There’s truth in that, but there are vans that have always stood out because they ooze character.
We’re not talking about workhorses like the Japanese cab-over-engine, forwardcontrol vans typified by the Toyota Hiace – on our market, the last of its breed – and also exemplified by the Nissan Urvan, the Mitsubishi L300, the Mazda E-series.
Those vans are scarcely likely to get your juices flowing. They’re okay to drive – especially the Hiace in its long-wheelbase, wide-bodied ZX form – but essentially they’re workhorses, pure and simple.
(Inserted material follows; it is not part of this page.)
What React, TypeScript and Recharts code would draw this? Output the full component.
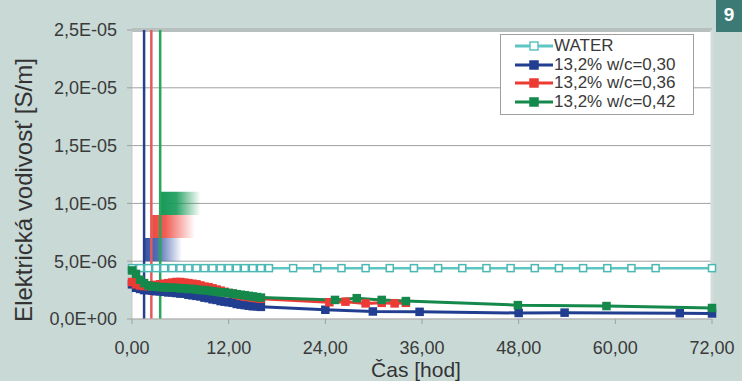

They’re the covered wagon-hauling mule to the cowboy’s pinto.
They generally lacked character, unless you regard the shorter wheelbase versions of cab-over-engine vans’ bucking bronco ride over speed humps to be a sign of character.
But there have always been vans loaded with charisma, like the original rearengined Volkswagen T1 Transporter with its air-cooled flat four motor. Or Citroen’s corrugated-iron panelled H model.
Then there was the original Ford Transit – a pretty crude vehicle, granted , but with styling that exuded character by the bucketload.
Ford promoted it using British beat-boom bands to give it an aura of chic even if it was a bumpy, echo-ey box-on-wheels powered by Ford of Britain’s dire V4.
But compared with its dreary three-on-the tree column-mounted gearshift predecessor, the Thames, it was character on wheels.
More stylish still was Vauxhall’s Bedford CF, with its overhead cam four-cylinder motor and nicely-rounded lines.
Which brings us to LCV magazine’s firstever Van of the Year award.
Vans, by the nature of the work they do, are seldom sexy, but the modern van is much more than a mere workhorse.
Ute manufacturers bang on about how car-like their trucks are, but at the end of the day very few are.
By contrast, the best modern vans drive very much like a car. Many of them are front-wheel drive with car-style Macpherson strut front suspension – and have accurate steering, excellent roadholding and a surprisingly-supple ride, all while retaining the ability to carry a tonne or more of freight.
They also have strong performance, and even those at the budget end of the market are user-friendly and often engaging to drive.
Our Van of the Year, the Renault Trafic, has bags of character in its styling and blends that with superb handling and refinement and top-drawer practicality.
This issue also includes our guide to the vans on sale in New Zealand. Each van gets a description, and a representative specification panel highlighting a model from the range.
The panels are intended to provide a quick and easy way of comparing one van with another.